:: INSTRUCTIONS TO FOLLOW ::
Wherever the string "with" occurs in a line of these records, report that line.

:: EXCERPTED DATA ::
^^^^^^^^^^^^^^^^

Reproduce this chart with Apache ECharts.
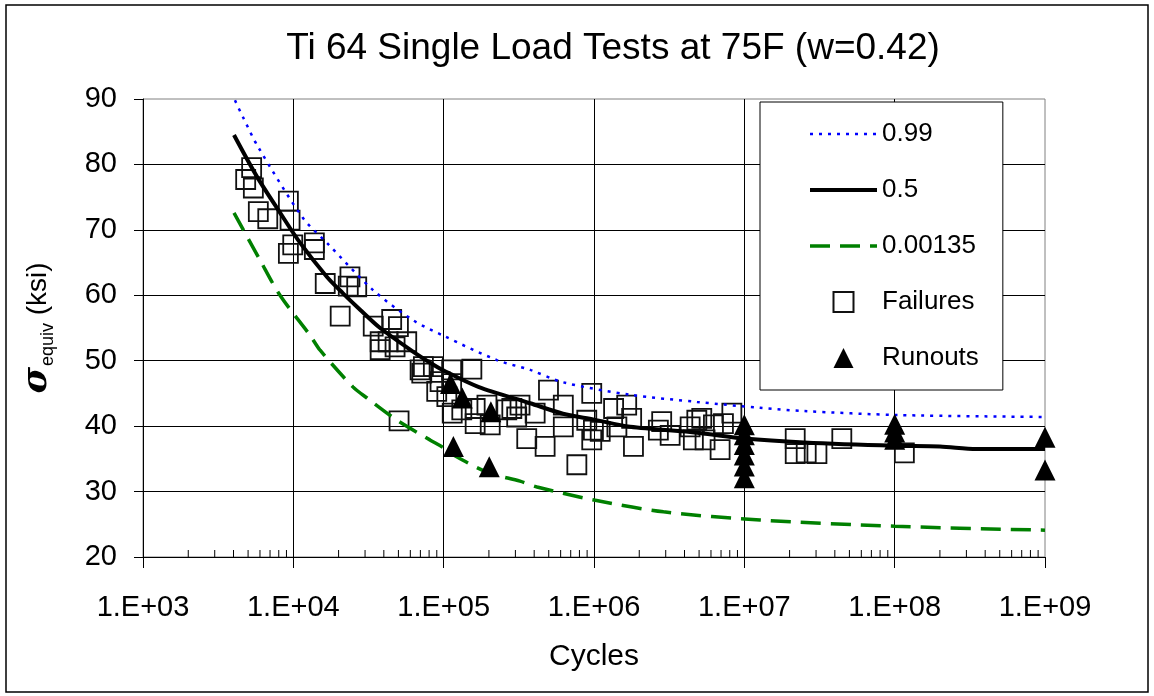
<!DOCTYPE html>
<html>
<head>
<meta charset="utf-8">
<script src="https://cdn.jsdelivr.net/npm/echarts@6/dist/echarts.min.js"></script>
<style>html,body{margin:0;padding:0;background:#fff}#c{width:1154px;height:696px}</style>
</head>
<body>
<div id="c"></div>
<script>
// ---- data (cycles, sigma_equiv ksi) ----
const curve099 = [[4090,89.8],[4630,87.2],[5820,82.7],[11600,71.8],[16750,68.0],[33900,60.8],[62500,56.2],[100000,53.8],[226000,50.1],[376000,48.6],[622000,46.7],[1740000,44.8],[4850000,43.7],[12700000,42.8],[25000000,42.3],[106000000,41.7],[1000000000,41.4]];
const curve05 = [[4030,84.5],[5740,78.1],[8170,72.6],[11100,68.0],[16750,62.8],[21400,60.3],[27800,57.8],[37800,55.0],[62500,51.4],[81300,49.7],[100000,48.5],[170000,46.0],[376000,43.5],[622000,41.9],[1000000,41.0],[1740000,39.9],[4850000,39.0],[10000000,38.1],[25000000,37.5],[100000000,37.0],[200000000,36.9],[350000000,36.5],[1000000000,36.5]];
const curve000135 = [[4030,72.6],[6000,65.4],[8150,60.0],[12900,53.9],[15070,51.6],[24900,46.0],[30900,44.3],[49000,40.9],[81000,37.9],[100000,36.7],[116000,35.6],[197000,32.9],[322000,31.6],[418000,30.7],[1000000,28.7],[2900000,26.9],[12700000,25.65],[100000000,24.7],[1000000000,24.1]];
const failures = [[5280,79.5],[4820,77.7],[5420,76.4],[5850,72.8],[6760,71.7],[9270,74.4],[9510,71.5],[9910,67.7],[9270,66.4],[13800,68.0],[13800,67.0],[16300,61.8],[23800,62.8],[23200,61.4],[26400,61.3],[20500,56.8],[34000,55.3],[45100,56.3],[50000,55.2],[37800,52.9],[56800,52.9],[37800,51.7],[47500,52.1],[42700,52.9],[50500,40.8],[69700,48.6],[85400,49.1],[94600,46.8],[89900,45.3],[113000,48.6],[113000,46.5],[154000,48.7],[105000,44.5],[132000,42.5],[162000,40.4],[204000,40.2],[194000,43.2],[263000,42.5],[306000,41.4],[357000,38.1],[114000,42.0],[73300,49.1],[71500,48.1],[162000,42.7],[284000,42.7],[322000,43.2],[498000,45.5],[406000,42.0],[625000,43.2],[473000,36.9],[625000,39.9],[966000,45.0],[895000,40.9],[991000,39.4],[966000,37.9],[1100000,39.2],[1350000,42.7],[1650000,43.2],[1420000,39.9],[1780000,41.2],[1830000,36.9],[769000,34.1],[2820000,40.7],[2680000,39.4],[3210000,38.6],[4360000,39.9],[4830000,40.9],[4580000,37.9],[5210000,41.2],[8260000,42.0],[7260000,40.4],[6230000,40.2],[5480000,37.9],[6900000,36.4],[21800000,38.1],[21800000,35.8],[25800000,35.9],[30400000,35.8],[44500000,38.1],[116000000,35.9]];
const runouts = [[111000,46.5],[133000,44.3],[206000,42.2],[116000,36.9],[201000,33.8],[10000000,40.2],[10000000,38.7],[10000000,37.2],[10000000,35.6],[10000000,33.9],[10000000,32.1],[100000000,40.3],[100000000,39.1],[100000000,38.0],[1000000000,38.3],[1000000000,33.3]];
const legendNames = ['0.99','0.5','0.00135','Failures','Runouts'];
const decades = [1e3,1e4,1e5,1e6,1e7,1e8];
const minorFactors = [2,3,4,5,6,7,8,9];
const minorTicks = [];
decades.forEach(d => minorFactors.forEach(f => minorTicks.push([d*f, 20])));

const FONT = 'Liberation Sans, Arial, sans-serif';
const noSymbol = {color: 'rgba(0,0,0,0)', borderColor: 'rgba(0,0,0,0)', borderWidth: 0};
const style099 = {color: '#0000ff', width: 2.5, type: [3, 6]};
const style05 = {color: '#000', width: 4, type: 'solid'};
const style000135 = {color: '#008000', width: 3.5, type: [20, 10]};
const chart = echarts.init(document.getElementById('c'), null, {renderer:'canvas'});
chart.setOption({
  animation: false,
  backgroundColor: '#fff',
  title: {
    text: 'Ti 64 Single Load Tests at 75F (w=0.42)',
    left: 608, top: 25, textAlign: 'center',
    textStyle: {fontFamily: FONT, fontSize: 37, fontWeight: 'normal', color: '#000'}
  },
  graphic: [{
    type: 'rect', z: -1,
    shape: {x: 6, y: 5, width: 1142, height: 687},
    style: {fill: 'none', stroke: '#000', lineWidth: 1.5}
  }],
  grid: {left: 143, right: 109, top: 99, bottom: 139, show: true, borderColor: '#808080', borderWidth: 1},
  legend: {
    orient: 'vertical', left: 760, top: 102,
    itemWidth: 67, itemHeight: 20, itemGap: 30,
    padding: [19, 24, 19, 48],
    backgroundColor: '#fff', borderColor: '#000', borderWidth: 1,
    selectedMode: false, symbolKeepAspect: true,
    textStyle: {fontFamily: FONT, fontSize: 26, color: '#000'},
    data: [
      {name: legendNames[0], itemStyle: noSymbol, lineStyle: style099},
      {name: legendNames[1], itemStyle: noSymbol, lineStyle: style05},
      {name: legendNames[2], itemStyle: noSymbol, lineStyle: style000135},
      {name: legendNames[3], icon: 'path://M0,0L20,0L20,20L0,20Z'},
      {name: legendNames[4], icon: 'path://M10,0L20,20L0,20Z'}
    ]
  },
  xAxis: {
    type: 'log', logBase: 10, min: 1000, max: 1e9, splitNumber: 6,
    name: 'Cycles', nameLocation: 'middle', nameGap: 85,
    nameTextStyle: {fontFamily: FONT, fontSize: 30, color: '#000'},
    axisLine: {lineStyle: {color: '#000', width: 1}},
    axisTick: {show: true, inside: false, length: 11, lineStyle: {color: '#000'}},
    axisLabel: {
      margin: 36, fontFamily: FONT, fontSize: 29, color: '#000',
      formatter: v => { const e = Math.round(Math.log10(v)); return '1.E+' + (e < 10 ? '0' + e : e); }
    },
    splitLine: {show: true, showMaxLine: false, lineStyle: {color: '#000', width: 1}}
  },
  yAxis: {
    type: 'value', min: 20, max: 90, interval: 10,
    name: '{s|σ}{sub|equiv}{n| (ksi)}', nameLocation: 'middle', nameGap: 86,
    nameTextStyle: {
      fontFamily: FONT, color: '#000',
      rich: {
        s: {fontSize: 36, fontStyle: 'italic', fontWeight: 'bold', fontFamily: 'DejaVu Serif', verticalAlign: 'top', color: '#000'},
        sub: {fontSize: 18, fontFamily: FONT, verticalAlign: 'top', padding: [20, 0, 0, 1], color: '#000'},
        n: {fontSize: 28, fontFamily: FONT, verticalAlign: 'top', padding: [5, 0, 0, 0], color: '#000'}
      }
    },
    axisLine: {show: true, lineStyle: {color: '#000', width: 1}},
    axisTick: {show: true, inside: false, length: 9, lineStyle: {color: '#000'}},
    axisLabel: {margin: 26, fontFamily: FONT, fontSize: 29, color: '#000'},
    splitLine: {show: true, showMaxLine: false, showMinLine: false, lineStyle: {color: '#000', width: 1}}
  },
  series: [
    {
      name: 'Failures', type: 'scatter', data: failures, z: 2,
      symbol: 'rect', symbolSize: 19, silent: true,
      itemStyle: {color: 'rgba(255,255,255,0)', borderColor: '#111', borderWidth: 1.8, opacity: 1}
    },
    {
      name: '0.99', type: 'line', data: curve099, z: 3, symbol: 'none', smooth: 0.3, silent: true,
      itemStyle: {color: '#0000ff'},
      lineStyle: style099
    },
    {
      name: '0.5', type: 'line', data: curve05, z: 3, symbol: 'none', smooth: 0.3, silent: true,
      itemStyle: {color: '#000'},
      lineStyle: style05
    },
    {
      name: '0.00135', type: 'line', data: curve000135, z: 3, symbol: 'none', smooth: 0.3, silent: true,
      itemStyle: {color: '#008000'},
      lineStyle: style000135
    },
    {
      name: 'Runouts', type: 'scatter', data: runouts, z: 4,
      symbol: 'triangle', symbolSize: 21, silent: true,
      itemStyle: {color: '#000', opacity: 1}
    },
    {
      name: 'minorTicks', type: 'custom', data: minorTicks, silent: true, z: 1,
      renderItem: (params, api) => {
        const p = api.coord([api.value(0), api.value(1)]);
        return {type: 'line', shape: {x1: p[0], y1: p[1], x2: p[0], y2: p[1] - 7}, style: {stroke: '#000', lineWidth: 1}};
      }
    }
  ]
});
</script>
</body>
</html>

^^^^^^^^^^^^^^^^

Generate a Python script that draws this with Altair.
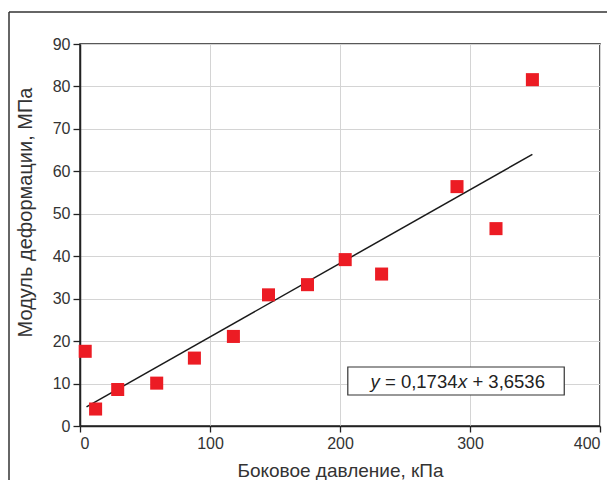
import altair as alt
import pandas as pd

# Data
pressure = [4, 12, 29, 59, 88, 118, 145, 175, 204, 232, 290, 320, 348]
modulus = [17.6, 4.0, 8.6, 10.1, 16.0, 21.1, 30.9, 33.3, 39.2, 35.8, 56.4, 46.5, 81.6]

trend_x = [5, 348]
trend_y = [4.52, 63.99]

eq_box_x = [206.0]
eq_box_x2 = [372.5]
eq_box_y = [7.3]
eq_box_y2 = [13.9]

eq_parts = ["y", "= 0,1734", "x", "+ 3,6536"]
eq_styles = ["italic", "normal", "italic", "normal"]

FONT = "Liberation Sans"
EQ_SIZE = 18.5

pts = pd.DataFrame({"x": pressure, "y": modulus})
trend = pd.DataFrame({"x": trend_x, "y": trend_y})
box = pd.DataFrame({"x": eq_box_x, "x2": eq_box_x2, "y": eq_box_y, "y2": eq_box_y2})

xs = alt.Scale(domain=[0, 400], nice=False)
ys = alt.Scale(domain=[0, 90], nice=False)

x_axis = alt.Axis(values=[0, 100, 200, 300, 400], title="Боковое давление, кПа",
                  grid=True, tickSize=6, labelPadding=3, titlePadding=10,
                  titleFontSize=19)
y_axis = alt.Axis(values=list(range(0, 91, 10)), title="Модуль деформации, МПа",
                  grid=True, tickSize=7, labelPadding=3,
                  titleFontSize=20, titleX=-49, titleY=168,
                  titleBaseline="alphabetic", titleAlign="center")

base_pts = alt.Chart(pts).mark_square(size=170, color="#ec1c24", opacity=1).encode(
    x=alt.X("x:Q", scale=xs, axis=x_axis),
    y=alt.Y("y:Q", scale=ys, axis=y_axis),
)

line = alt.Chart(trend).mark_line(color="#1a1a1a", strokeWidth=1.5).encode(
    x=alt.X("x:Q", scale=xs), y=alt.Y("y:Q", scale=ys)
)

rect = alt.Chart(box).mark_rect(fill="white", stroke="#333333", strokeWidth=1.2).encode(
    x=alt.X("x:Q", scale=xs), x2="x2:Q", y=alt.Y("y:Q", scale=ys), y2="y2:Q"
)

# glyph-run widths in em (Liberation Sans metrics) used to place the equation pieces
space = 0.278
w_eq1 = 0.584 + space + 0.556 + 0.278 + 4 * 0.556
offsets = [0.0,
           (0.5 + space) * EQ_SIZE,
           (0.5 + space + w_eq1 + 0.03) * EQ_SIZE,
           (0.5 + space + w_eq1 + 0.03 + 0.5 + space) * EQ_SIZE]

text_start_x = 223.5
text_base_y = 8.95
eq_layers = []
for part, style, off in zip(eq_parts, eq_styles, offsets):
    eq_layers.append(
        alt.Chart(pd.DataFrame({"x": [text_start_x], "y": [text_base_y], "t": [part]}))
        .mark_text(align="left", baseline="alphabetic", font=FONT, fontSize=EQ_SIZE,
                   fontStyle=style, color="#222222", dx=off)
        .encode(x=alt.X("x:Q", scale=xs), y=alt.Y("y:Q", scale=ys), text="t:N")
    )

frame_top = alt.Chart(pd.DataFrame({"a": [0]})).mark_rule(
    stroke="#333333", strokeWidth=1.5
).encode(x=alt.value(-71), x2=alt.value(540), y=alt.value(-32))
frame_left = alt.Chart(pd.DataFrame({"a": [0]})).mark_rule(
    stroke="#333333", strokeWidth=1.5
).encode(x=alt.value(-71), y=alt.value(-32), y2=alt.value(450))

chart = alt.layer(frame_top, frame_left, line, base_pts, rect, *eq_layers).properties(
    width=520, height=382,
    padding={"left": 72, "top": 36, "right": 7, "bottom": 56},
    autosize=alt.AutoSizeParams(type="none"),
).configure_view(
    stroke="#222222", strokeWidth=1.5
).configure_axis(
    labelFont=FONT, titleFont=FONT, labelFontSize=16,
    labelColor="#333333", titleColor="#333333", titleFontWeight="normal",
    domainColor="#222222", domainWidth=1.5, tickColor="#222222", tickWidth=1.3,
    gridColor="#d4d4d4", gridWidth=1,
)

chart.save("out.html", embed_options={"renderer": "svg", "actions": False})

^^^^^^^^^^^^^^^^

:: SOLUTION ::
Reproduce this chart with Apache ECharts.
Generate a Python script that draws this with Altair.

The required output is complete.